What's new
What's new

18thC Lens grinding lathe

Asquith

Diamond
Joined
Mar 3, 2005
Location
Somerset, UK
JD 2017 Florence36.jpg JD 2017 Florence37.jpg JD 2017 Florence43.jpg JD 2017 Florence39.jpg JD 2017 Florence38.jpg

Lens grinding machine, second half of 18th century, credited to Andrea Frati.

On display in the excellent Museo Galileo (Institute and Museum of the History of Science) in Florence, Italy.

Not the happiest marriage of architecture and mechanical engineering, but the early use of a gear cluster is interesting.

Some parts are missing.
 
Elegant appearance, something that might be appropriate as a presentation gift for the King's workshop. It would be interesting to see it at work, and to have a look at the abrasive surface or cutter and at a finished lens surface. I have never ground a lens, and I am not familiar with mid-18th C. lensgrinding craftsmanship, so I am only guessing, but it looks to me as though this machine might not have been intended to produce state of the art work.
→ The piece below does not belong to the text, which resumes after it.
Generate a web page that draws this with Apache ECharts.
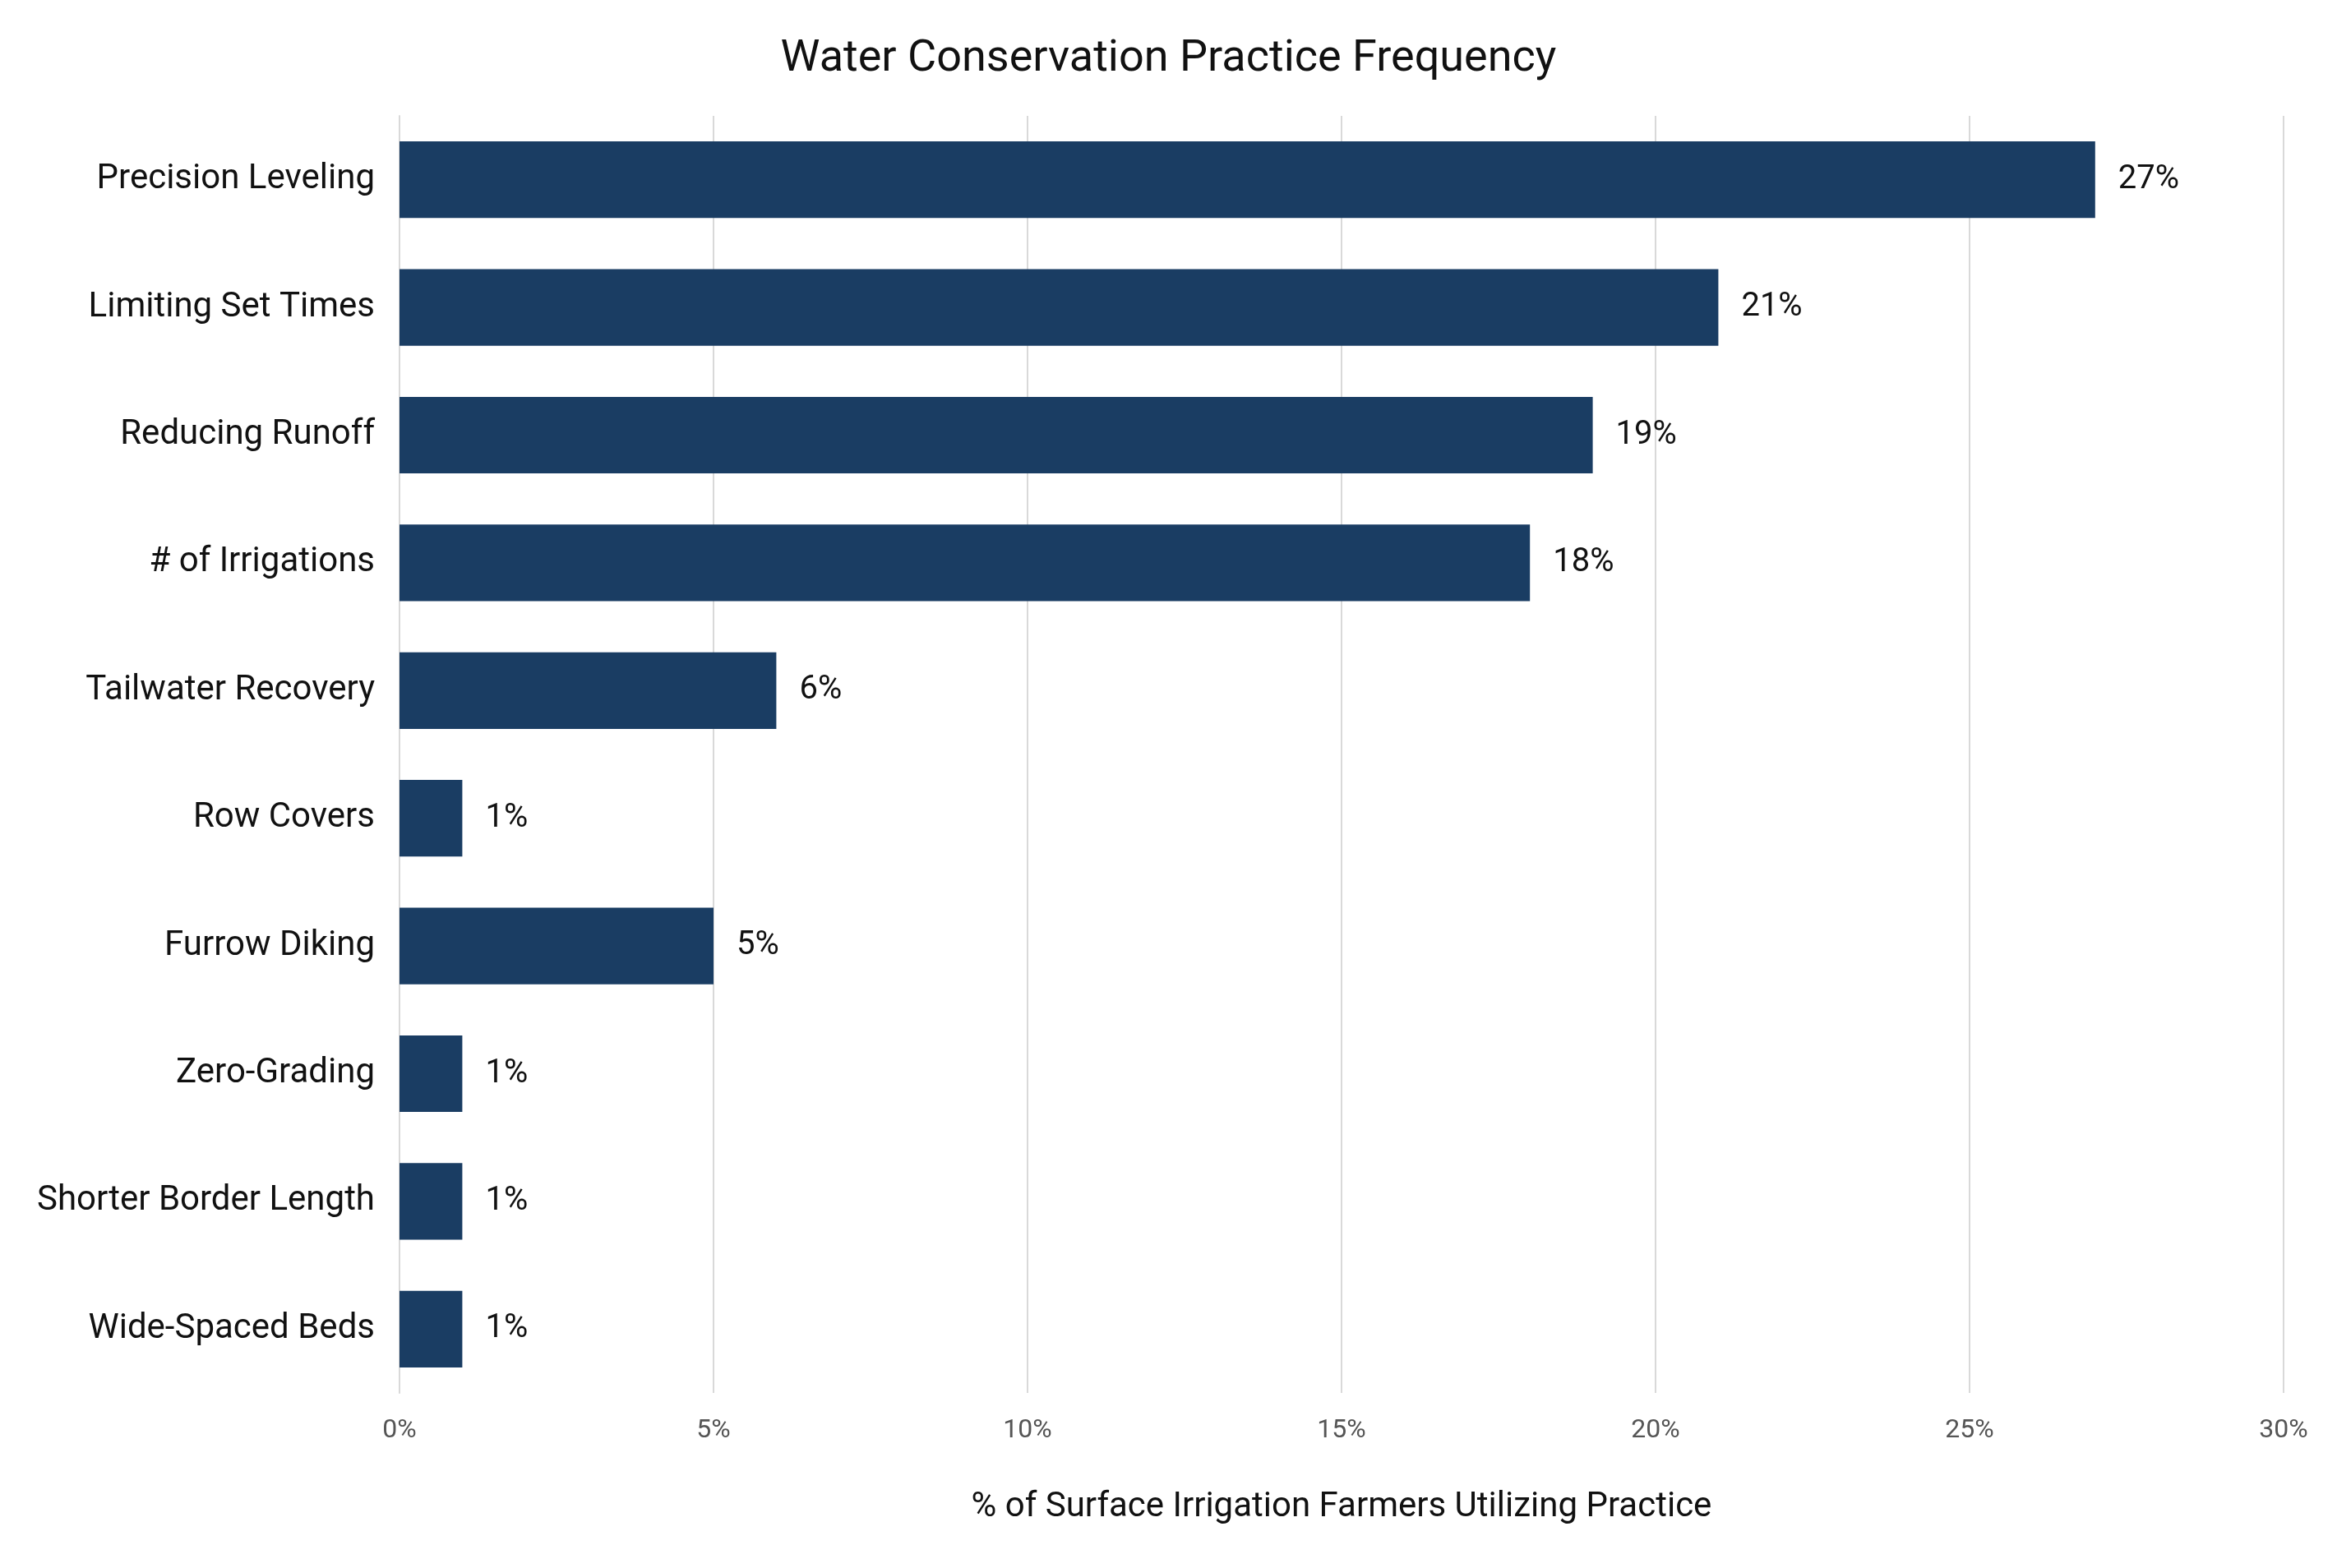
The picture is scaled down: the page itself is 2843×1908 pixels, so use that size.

I assume that the lens blank was inserted into the hemisphere, which both rotated and tilted, and that the grinder was attached to the lantern pinion, which counterrotated, above it, with downward pressure controlled by the beam arrangement on top of the machine. Or is this way off the mark?

-Marty-
 
I wonder if they hung a weight on the beam up top between the fulcrum and the connecting rod to adjust pressure on the polishing head?
 
When I was in my 20s I worked for the Peerless Optical Company of Providence RI. One of my jobs was grinding "spheres" - lenses with spherical surfaces front and back usually one concave and one convex) having the same optical center. Because these were for glasses, they usually had different curves but there was no reason why you couldn't grind them convex on both sides, thus making a much stronger magnifying lens. The technique for grinding them was even simpler than that machine.... something like a potters wheel with a spike on a lever that held the lens up against a curved iron lap. You controlled it with your left hand while adding grinding powder with the right hand. The lenses were held in place by iron centers attached to the lens with melted pitch on them... to this day I wonder where we got the 1" square sticks of green pitch we used with a Bunsen burner. You could remove the centers by chilling them. We used a refrigerator but I suspect cold water would have worked. I suspect this technique had hardly changed since the 15th century.

I wonder if that isn't a machine for polishing lenses rather than grinding them. That was a fussier job and quite time consuming. We used simple machines for that. Aside from being powered by electric motors, the were not all that dissimilar.